The proposed legislation would create the Office of Charter and Cyber Charter Schools within the state Department of Education to oversee charter school functions. It would also allow institutions of higher education, including community colleges, to approve the creation of charter schools, among other changes.
Twelve years after charter schools were authorized in Pennsylvania, Sens. Jeffrey Piccola, R-Dauphin, and Andrew Dinniman, D-Chester, say their proposed reforms would impose much-needed accountability measures on the state's more than 130 charter schools.
Currently local school districts are responsible for overseeing the charter schools within their boundaries, and in many districts, oversight has been lax, Piccola said.
Last month, Kevin O'Shea, the former head of a Philadelphia charter school, was sentenced to three years in prison for stealing as much as $1 million from the school. O'Shea pleaded guilty to charges of mail fraud, theft from a federally funded program and filing a false tax return and admitted to collecting kickbacks from contractors, using school funds to finance improvements to his home, stealing money from school vending machines and spending $145,000 on luxurious executive offices.
"School districts for the most part. have failed to exercise any significant oversight," Piccola said. But with centralized oversight of charter schools, "we will be better able to quickly identify the ones that need help and either get them help in a rapid fashion or get them out of business in a rapid fashion."
Some parts of the proposal, such as allowing colleges and universities to authorize charter schools, have attracted criticism from some in the education community.

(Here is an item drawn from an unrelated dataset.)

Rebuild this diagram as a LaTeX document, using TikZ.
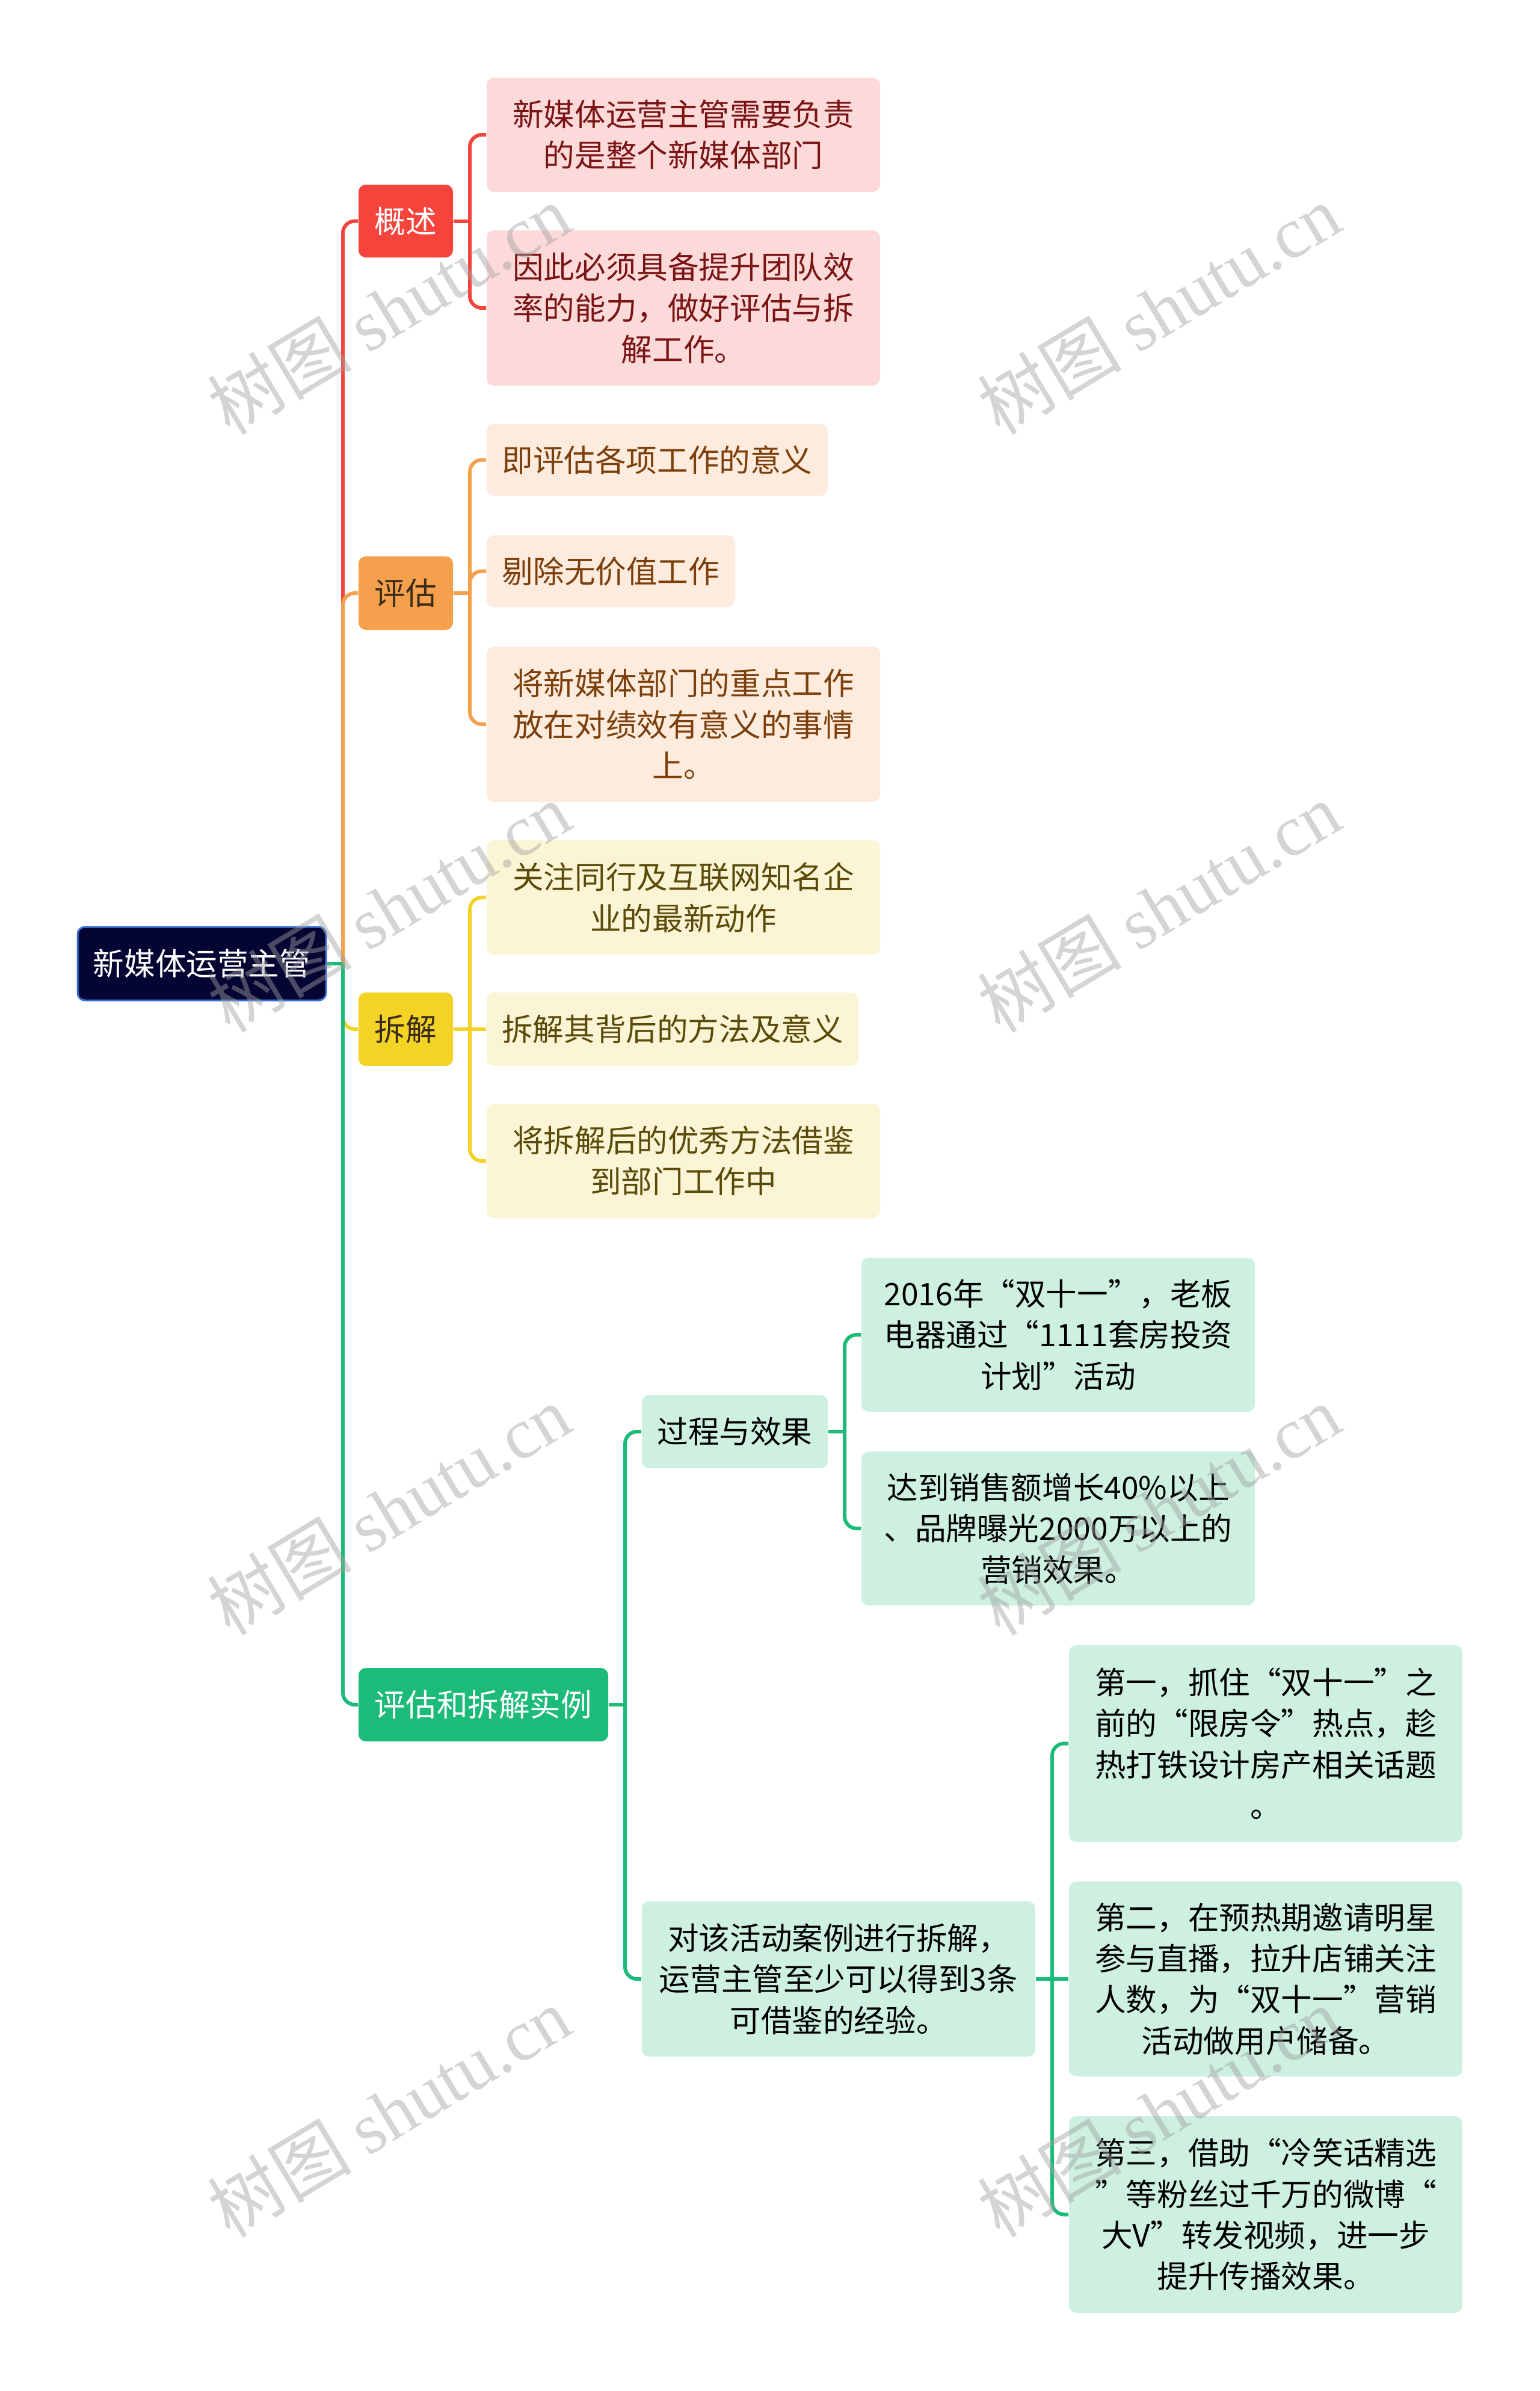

Tim Allwein, assistant executive director of governmental and member relations for the Pennsylvania School Boards Association, said that provision would provide private institutions too much power to distribute public funds.
"I would hate to see [institutions of higher education have] that authority, and then have the payment of tuition then fall on school districts," Allwein said. "That would be creating a mandate allowing someone else to create larger costs for [taxpayers]."
According to Dinniman, compromises exist that could avoid such a situation. Many community college officers are appointed by school boards or county governments, and so are some officers at the 14 universities in the public State System of Higher Education system. Restricting authorization abilities to publicly appointed boards could provide a middle ground.
Barry Cohen of the Pennsylvania Coalition of Charter Schools said expanding the powers of authorization to colleges and universities would bring "a neutral, objective party" into the authorization process.
"Districts are often reluctant to authorize charter schools because they know it would take away from some of their enrollment," Cohen said.
Charter schools receive their funding from their students' home school districts, sometimes creating tension between local administrators and charter-school officials.
Cohen said his initial response to the proposed reforms is "very positive."
Allwein said he supports the proposed accountability measures, which include creating the charter schools office in the Department of Education and tying charter school performance to the Pennsylvania Ethics Act and other standards of conduct.
"We're always for additional accountability, whether it's on charter schools or [traditional] public schools," Allwein said.
Charter schools are public schools, but they operate free from many of the educational mandates associated with traditional public schools. Charter schools can accept students from outside their local districts, and they are at a greater liberty to construct alternative curricula and experiment with educational techniques.
"Charter schools are wonderful in that they provide us with the opportunity to see different approaches," Dinniman said. "The day is over when all children can be educated in exactly the same manner. We need to have a variety of approaches that work with a variety of learners."